The pension fund would be able to borrow as much as $30 billion to mitigate potential market downturns.



The CalSTRS board on Thursday adopted two changes to the pension fund’s Investment Policy Statement that would permit a broader use of leverage and widening of asset allocation bands, intended to build a more resilient portfolio.
 

The vote came during a California State Teachers’ Retirement System investment committee meeting in which CIO Chris Ailman announced his plans to retire at the end of June.  

With Ailman retiring in the summer, this will mean that both CalSTRS and the California Public Employees Retirement System will be searching for a new CIO. CalPERS expects to announce the results of its search sometime early 2024, following the resignation of CIO Nicole Musicco in September.  

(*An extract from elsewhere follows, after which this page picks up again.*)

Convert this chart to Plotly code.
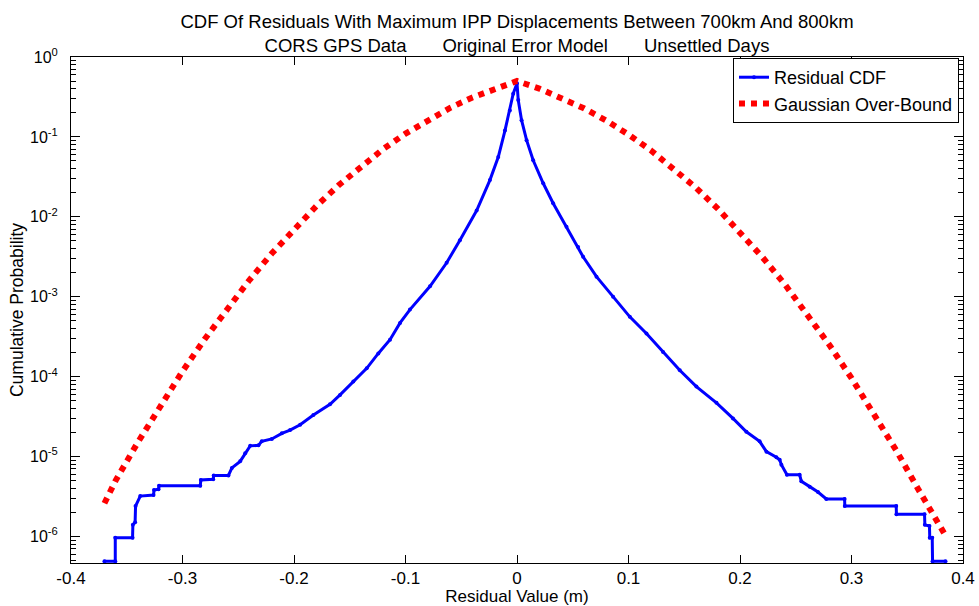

The pension fund’s board approved a plan to increase the fund’s maximum usable leverage limit to 10%, allowing CalSTRS to temporarily borrow up to 10% of the fund’s assets for total fund portfolio positioning and liquidity management. This would allow the fund, which holds $317.8 billion in assets, to borrow up to $30 billion as leverage. 

“After independently evaluating the proposed policy, Meketa Investment Group concurs with Staff’s recommendation to adopt a modified IPS incorporating new target asset allocation bands and defining the leverage maximum allowance at 10%,” Meketa, CalSTRS’ investment consultant, stated in its review of CalSTRS plan.  

According to the review, both CalSTRS staff and Meketa concluded that up to 10% leverage would pose minimal risk to the pension fund’s funded status, although it was noted in a report that there would still be other risks, such as counterparty risk, reputational risk, execution risk and maturity risk.  

CalSTRS staff noted that it would not plan to immediately use the leverage, but it would have the option to use it in times of market downturns. The 10% limit would not necessarily mean the fund plans to borrow up to the limit.  

In addition to the tools the fund already uses, the fund under this new policy will consider using commercial paper borrowing and unsecured term debt. CalSTRS currently uses derivatives, reverse repurchase agreements, and bank credit lines.  

The fund has used leverage in the past to navigate such downturns. In 2020, the fund used derivative tools to mitigate weak equity markets and outperformed its target that year. Without the use of derivatives, the fund would not have been able to do so.  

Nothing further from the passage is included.